It is anecdotal known that the reliability of the estimation that is possible to infer from the 2 game series is different.
Here I would like to introduce a practical way to "measure" this reliability.
Say we have a series S0 of 2000 games between 2 engines. For each game we store the result as Win /Lost/ Draw. We feed this series to an ELO estimator (Bayes or something else, does not matter as long as converges). ELO estimator will output an estimated ELO difference between the 2 engines, call it Elo0
Now we split the series in 2: the first 1000 games and the second 1000 games. We feed these 2 sub-series (S1_0, S1_1) to the same ELO estimator and we get the corresponding 2 ELO estimated differences: Elo1_0, Elo1_1
We repeat the previous step splitting in 2 series of 500 games each previous S1 series, getting a total of 4 sub-series: S2_0, S2_1, S2_3, S2_4. As in the previous step we ran the ELO estimators on them getting the estimated 4 ELO differences: Elo2_0, Elo2_1, Elo2_3, Elo2_4
We could further divide, but for this example just stop here. Now we consider the following quantity:
Code: Select all
(Elo0 - Elo0)/1 + (Elo1_0 - Elo0)/2 + (Elo1_1 - Elo0)/2 + (Elo2_0 - Elo0)/4 + (Elo2_1 - Elo0)/4 + (Elo2_3 - Elo0)/4 + (Elo2_4 - Elo0)/4
Because we are interested in a measure of the power of the noise, we consider the square of each term getting (first term is zero):
Code: Select all
Noise2 = (Elo1_0 - Elo0)^2/4 + (Elo1_1 - Elo0)^2/4 + (Elo2_0 - Elo0)^2/16 + (Elo2_1 - Elo0)^2/16 + (Elo2_3 - Elo0)^2/16 + (Elo2_4 - Elo0)^2/16
My guess is that this NoiseX quantity:
1) Is independent from the 2 engines under test, in particular is independent by their ELO difference.
2) Converges to zero when the number of games go to infinity (this is a consequence of ELO estimator convergences on the sub-series)
3) Is non negative and is higher when the single sub-series have very wide results. It is smaller in case single sub-series better approach full series.
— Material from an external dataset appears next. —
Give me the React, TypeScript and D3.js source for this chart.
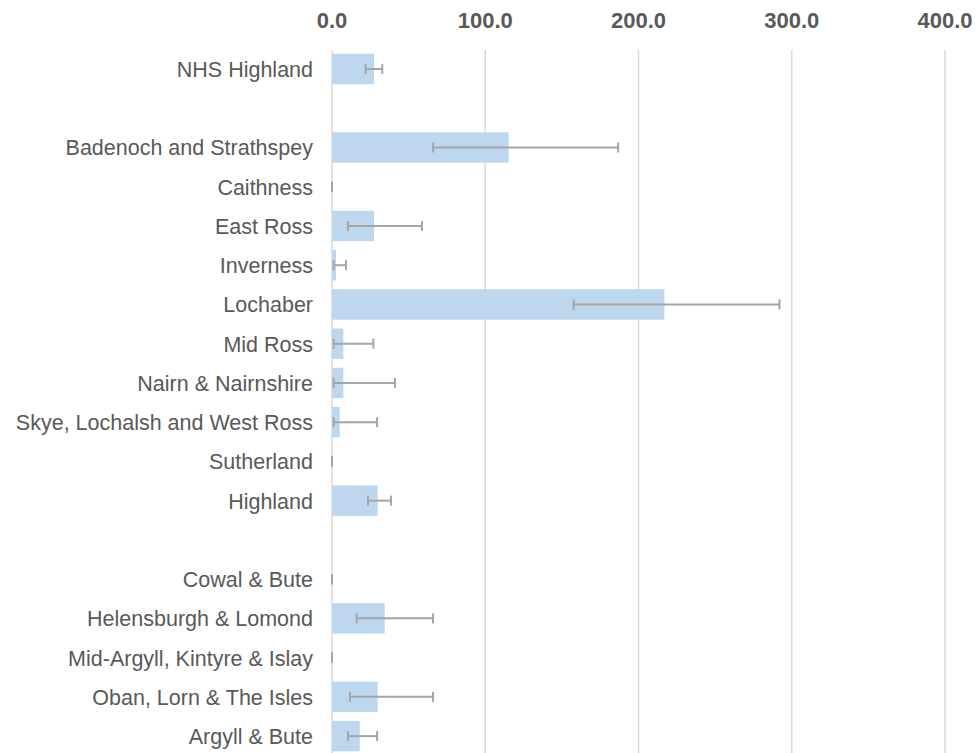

4) At the moment does not converge with increasing number of splits due to the series of n term: a1/n^2 + a2/n^2 + ... + an/n^2 is asymptotically similar to n*ax/n^2 -> ax/n that is known to do not converge, but perhaps with a steeper denominator we can prove NoiseN is convergent for N -> infinite. This would be a very important result because we could extrapolate a NoiseINFINITY level independent by the games played and only due to the quality of testing framework !
In practical terms it would be very interesting to add some code to, say cutechess, to calculate the Noise2 (or NoiseX with x input parameter) on the fly while games are in progression (like it does with ELO) so to verify that:
a) For a given 'order' of Noise, say 2, then Noise2 decreases with the increase of number of played games (limit is zero at infinity)
b) For a fixed number of games, say 5000, a very noisy environment has Noise2 figure higher then a quality test framework
c) Given the a) and b) to find an equivalent reliability between two different testing framework and different number of games. IOW be able to say that for testing framework A (that is very noisy) I need to play 10000 games to reach the same reliability of testing framework B (that is good) is able to give with just 2000 games: This happens when the Noise2 of of the pair (framework, number of games) is the same.